You negotiate boat fare at Borburata's fisherman's beach, where captains idle wooden cayucos with hand-painted names and outboards held together with wire and faith. The fifteen-minute crossing churns up spray that tastes of salt and diesel, the island growing from a green smudge to distinct palms and mangroves. As water shoals to swimming-pool blue, you see why people come—the seafloor becomes a living map of coral heads, sand channels, and grass beds where rays bury themselves leaving only eye-bumps visible.
“This is the only boat-access beach near Borburata where pristine coral gardens begin in chest-deep water steps from shore.”
Cliff-edge cove with emerald water
The island offers no facilities, no shade structures, no vendor selling cold beer—just sand, scattered driftwood, and scrubby vegetation that doesn't grow tall enough to escape salt spray.
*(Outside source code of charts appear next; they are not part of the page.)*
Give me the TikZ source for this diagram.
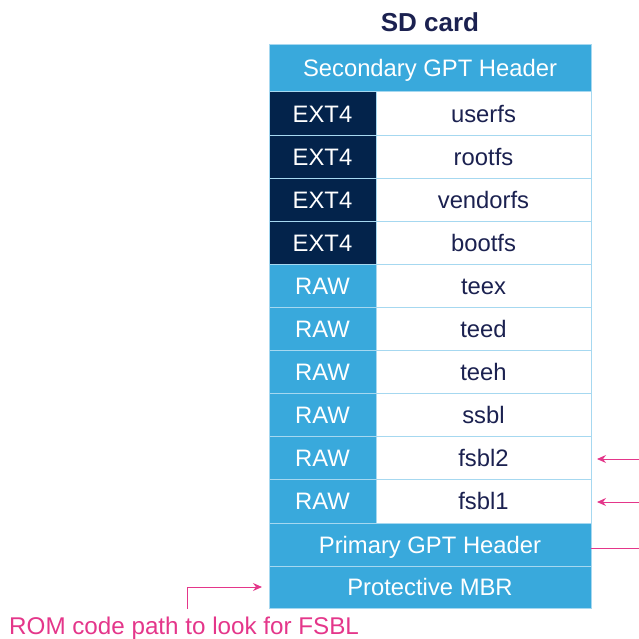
\documentclass[tikz,border=0pt]{standalone}
\usepackage{fontspec}
\setmainfont{Liberation Sans}
\usetikzlibrary{arrows.meta}
\definecolor{stblue}{HTML}{39A9DC}
\definecolor{stnavy}{HTML}{03234B}
\definecolor{lineblue}{HTML}{A6D8F0}
\definecolor{textnavy}{HTML}{1B2150}
\definecolor{stpink}{HTML}{E4368A}
\tikzset{
  cellbox/.style={draw=lineblue, line width=1pt, anchor=north west, inner sep=0pt, outer sep=0pt,
    font=\fontsize{23.8}{26}\selectfont, text height=17pt, text depth=0pt},
  bluecell/.style={cellbox, fill=stblue, text=white},
  navycell/.style={cellbox, fill=stnavy, text=white},
  whitecell/.style={cellbox, fill=white, text=textnavy},
  pinkarrow/.style={draw=stpink, line width=1pt, -{Stealth[length=9pt,width=8pt,inset=3pt]}},
  pinkline/.style={draw=stpink, line width=1pt},
}
\begin{document}
\begin{tikzpicture}[x=1pt,y=-1pt]
\useasboundingbox (0,0) rectangle (639,639);
\node[font=\bfseries\fontsize{26}{28}\selectfont, text=textnavy] (title) at (430,22) {SD card};
\node[bluecell, minimum width=322pt, minimum height=47pt] (sec) at (269,45) {Secondary GPT Header};
\foreach \i/\t/\n/\s in {0/EXT4/userfs/navycell,1/EXT4/rootfs/navycell,2/EXT4/vendorfs/navycell,3/EXT4/bootfs/navycell,
  4/RAW/teex/bluecell,5/RAW/teed/bluecell,6/RAW/teeh/bluecell,7/RAW/ssbl/bluecell,8/RAW/fsbl2/bluecell,9/RAW/fsbl1/bluecell}{
  \node[\s, minimum width=107pt, minimum height=43.1pt] (l\i) at (269,{92+43.1*\i}) {\t};
  \node[whitecell, minimum width=215pt, minimum height=43.1pt] (r\i) at (376,{92+43.1*\i}) {\n};
}
\node[bluecell, minimum width=322pt, minimum height=43pt] (pri) at (269,523) {Primary GPT Header};
\node[bluecell, minimum width=322pt, minimum height=42pt] (pmbr) at (269,566) {Protective MBR};
\node[font=\fontsize{24.2}{26}\selectfont, text=stpink, anchor=west, inner sep=0pt] (rom) at (9,628) {ROM code path to look for FSBL};
% arrows
\coordinate (f2s) at (639,459);
\coordinate (f1s) at (639,502);
\coordinate (pe) at (639,548);
\coordinate (rs) at (187,609);
\draw[pinkarrow] (f2s) -- ([xshift=6pt]r8.east |- f2s);
\draw[pinkarrow] (f1s) -- ([xshift=6pt]r9.east |- f1s);
\draw[pinkline] (pri.east |- pe) -- (pe);
\draw[pinkarrow] (rs) |- ([xshift=-7pt]pmbr.west);
\end{tikzpicture}
\end{document}
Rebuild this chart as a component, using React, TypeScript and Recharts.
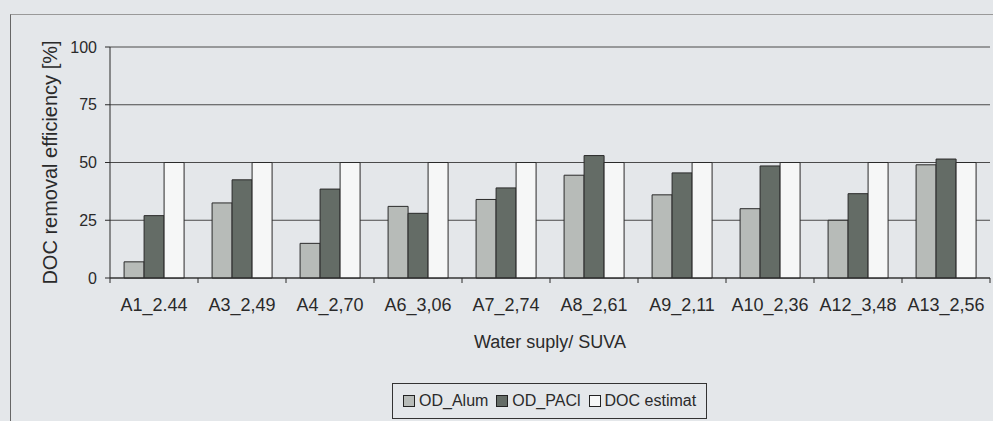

You wade ashore in ankle-deep clarity so complete you count pebbles on bottom, then claim whatever piece of beach appeals, knowing you'll likely share the island with fewer than twenty people. The snorkeling starts immediately: mask on, three steps in, and you're hovering over brain coral the size of compact cars, watching parrotfish crunch limestone with beaks that sound like breaking pottery.
By afternoon, the sun overhead eliminates shadows underwater, making the coral gardens look painted rather than grown. You surface periodically to check position, realizing current has carried you halfway around the island while you followed a hawksbill turtle through its grazing route. The boat back leaves late afternoon, captains waiting until passengers finish one last snorkel, one last float in water so transparent it barely seems to exist.